* _To do_
Without the pictures, write out all the lines below exactly as they appear.

* _Provided material_
★ ★ ★ ★ ★

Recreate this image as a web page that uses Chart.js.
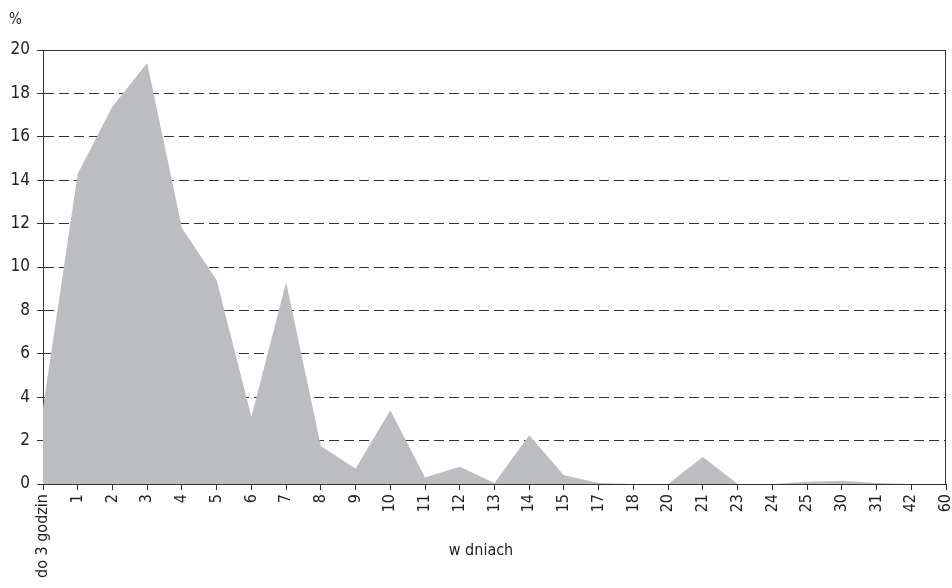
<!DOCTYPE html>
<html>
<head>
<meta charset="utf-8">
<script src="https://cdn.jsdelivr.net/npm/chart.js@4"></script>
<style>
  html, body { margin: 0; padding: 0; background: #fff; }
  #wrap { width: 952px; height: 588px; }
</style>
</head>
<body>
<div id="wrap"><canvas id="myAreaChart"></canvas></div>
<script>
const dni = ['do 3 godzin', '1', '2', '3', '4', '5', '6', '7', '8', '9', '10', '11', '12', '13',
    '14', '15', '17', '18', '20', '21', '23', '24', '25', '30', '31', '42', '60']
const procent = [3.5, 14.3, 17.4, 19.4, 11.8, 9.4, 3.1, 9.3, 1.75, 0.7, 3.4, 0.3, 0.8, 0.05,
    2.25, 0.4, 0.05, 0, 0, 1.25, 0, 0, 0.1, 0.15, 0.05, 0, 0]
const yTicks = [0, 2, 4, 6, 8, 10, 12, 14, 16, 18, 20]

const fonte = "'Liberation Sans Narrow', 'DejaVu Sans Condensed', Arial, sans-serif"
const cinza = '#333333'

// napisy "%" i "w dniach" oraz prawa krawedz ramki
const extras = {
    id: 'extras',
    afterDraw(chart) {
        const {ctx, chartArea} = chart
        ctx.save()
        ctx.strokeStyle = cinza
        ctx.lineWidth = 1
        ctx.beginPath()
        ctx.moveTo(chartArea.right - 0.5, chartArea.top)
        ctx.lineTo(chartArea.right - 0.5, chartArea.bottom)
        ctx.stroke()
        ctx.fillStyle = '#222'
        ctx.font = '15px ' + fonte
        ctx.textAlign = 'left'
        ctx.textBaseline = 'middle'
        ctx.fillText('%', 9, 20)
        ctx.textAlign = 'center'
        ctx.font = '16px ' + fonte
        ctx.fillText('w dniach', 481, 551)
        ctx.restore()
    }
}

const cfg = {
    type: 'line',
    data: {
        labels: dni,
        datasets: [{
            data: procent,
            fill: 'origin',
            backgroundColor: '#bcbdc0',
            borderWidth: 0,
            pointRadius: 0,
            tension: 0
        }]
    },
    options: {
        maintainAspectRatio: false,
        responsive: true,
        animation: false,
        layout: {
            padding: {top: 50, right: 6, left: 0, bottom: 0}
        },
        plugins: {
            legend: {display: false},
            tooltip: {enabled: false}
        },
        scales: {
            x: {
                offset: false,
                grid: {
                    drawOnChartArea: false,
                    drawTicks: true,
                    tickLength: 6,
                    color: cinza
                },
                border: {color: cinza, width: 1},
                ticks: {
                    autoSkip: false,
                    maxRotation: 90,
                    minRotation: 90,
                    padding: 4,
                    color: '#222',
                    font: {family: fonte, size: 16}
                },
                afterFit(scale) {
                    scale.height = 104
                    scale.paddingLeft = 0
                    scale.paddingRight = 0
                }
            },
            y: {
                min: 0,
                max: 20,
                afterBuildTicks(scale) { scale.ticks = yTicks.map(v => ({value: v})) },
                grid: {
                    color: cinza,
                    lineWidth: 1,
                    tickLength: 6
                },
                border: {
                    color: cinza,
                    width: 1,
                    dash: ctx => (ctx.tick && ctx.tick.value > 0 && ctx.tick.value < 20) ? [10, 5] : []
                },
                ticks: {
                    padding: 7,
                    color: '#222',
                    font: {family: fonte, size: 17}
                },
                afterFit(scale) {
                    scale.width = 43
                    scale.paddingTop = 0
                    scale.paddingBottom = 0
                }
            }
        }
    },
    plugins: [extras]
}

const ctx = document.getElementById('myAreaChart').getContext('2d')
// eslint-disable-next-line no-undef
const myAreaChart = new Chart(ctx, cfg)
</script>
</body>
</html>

★ ★ ★ ★ ★

* _Exercise result_
Recreate this image as a web page that uses Chart.js.
<!DOCTYPE html>
<html>
<head>
<meta charset="utf-8">
<script src="https://cdn.jsdelivr.net/npm/chart.js@4"></script>
<style>
  html, body { margin: 0; padding: 0; background: #fff; }
  #wrap { width: 952px; height: 588px; }
</style>
</head>
<body>
<div id="wrap"><canvas id="myAreaChart"></canvas></div>
<script>
const dni = ['do 3 godzin', '1', '2', '3', '4', '5', '6', '7', '8', '9', '10', '11', '12', '13',
    '14', '15', '17', '18', '20', '21', '23', '24', '25', '30', '31', '42', '60']
const procent = [3.5, 14.3, 17.4, 19.4, 11.8, 9.4, 3.1, 9.3, 1.75, 0.7, 3.4, 0.3, 0.8, 0.05,
    2.25, 0.4, 0.05, 0, 0, 1.25, 0, 0, 0.1, 0.15, 0.05, 0, 0]
const yTicks = [0, 2, 4, 6, 8, 10, 12, 14, 16, 18, 20]

const fonte = "'Liberation Sans Narrow', 'DejaVu Sans Condensed', Arial, sans-serif"
const cinza = '#333333'

// napisy "%" i "w dniach" oraz prawa krawedz ramki
const extras = {
    id: 'extras',
    afterDraw(chart) {
        const {ctx, chartArea} = chart
        ctx.save()
        ctx.strokeStyle = cinza
        ctx.lineWidth = 1
        ctx.beginPath()
        ctx.moveTo(chartArea.right - 0.5, chartArea.top)
        ctx.lineTo(chartArea.right - 0.5, chartArea.bottom)
        ctx.stroke()
        ctx.fillStyle = '#222'
        ctx.font = '15px ' + fonte
        ctx.textAlign = 'left'
        ctx.textBaseline = 'middle'
        ctx.fillText('%', 9, 20)
        ctx.textAlign = 'center'
        ctx.font = '16px ' + fonte
        ctx.fillText('w dniach', 481, 551)
        ctx.restore()
    }
}

const cfg = {
    type: 'line',
    data: {
        labels: dni,
        datasets: [{
            data: procent,
            fill: 'origin',
            backgroundColor: '#bcbdc0',
            borderWidth: 0,
            pointRadius: 0,
            tension: 0
        }]
    },
    options: {
        maintainAspectRatio: false,
        responsive: true,
        animation: false,
        layout: {
            padding: {top: 50, right: 6, left: 0, bottom: 0}
        },
        plugins: {
            legend: {display: false},
            tooltip: {enabled: false}
        },
        scales: {
            x: {
                offset: false,
                grid: {
                    drawOnChartArea: false,
                    drawTicks: true,
                    tickLength: 6,
                    color: cinza
                },
                border: {color: cinza, width: 1},
                ticks: {
                    autoSkip: false,
                    maxRotation: 90,
                    minRotation: 90,
                    padding: 4,
                    color: '#222',
                    font: {family: fonte, size: 16}
                },
                afterFit(scale) {
                    scale.height = 104
                    scale.paddingLeft = 0
                    scale.paddingRight = 0
                }
            },
            y: {
                min: 0,
                max: 20,
                afterBuildTicks(scale) { scale.ticks = yTicks.map(v => ({value: v})) },
                grid: {
                    color: cinza,
                    lineWidth: 1,
                    tickLength: 6
                },
                border: {
                    color: cinza,
                    width: 1,
                    dash: ctx => (ctx.tick && ctx.tick.value > 0 && ctx.tick.value < 20) ? [10, 5] : []
                },
                ticks: {
                    padding: 7,
                    color: '#222',
                    font: {family: fonte, size: 17}
                },
                afterFit(scale) {
                    scale.width = 43
                    scale.paddingTop = 0
                    scale.paddingBottom = 0
                }
            }
        }
    },
    plugins: [extras]
}

const ctx = document.getElementById('myAreaChart').getContext('2d')
// eslint-disable-next-line no-undef
const myAreaChart = new Chart(ctx, cfg)
</script>
</body>
</html>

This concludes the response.